IMO shortlist 1985/10 solution

26th IMO 1985 shortlist

Problem 10

The polynomials p₀(x, y, z), p₁(x, y, z), p₂(x, y, z), ... are defined by p₀(x, y, z) = 1 and p_n+1(x, y, z) = (x + z)(y + z) p_n(x, y, z+1) - z²p_n(x, y, z). Show that each polynomial is symmetric in x, y, z.

Solution

We use induction on n.

Let S_n be the statement that (1) p_n(x, y, z) = p_n(y, x, z), (2) p_n(x, y, z) = p_n(z, y, x), and (3) (y+z) p_n(x, y, z+1) - (x+y) p_n(z, y, x+1) = (z-x) p_n(x, y, z). Clearly S₀ is true ( (1) and (2) are trivial, and both sides of (3) are (z-x) ). So suppose S_n is true.

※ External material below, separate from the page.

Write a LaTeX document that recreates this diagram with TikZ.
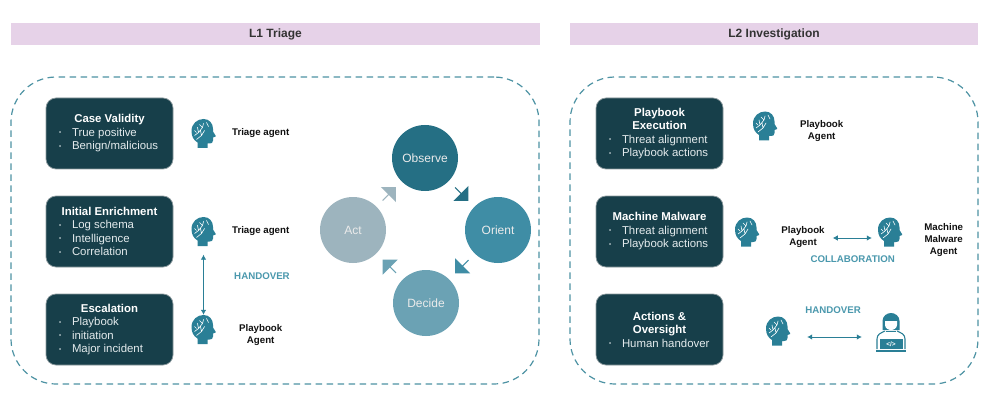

(1) for n+1 follows immediately. We have p_n+1(x, y, z) - p_n+1(z, y, x)
= (x+z)(y+z) p_n(x, y, z+1) - (x+z)(x+y) p_n(z, y, x+1) - z² p_n(x, y, z) + x² p_n(z, y, x), by the identity in the question
= (x+z) (z-x) p_n(x, y, z) + (x² p_n(z, y, x) - z² p_n(x, y, z) ), by (3) for n
= (x+z) (z-x) p_n(x, y, z) + (x² - z²) p_n(x, y, z) ), by (2) for n
= 0. So (2) holds for n+1.

We have (y+z) p_n+1 (x, y, z+1) - (x+y) p_n+1(z, y, x+1)
= (y+z) p_n+1(z+1, x, y) - (x+y) p_n+1(x+1, z, y), using (1) and (2) for n+1
= ( (y+z)(y'+z)(x+y) p_n(z+1, x, y') - (y+z)y²p_n(z+1, x, y) ) - ( (x+y)(x+y')(y+z) p_n(x+1, z, y') - (x+y)y²p_n(x+1, z, y), where y' = y+1 and we have used the equality in the question
= (x+y)(y+z)( (y'+z) p_n(x, y', z+1) - (x+y') p_n(x+1, y', z) ) - y²( (y+z) p_n(x, y, z+1) - (x+y) p_n(z, y, x+1) ), using (1) and (2) for n
= (x+y)(y+z)(z-x) p_n(x, y', z) - y²(z-x) p_n(x, y, z), using (3) for n
= (z-x)( (x+y)(z+y) p_n(x, z, y+1) - y²p_n(x, z, y) )
= (z-x) p_n+1(x, z, y), using the identity in the question
= (z-x) p_n+1(x, y, z), which establishes (3) for n+1.

So S_n is true for all n. (1) and (2) together establish that p_n(x, y, z) is symmetric.

26th IMO shortlist 1985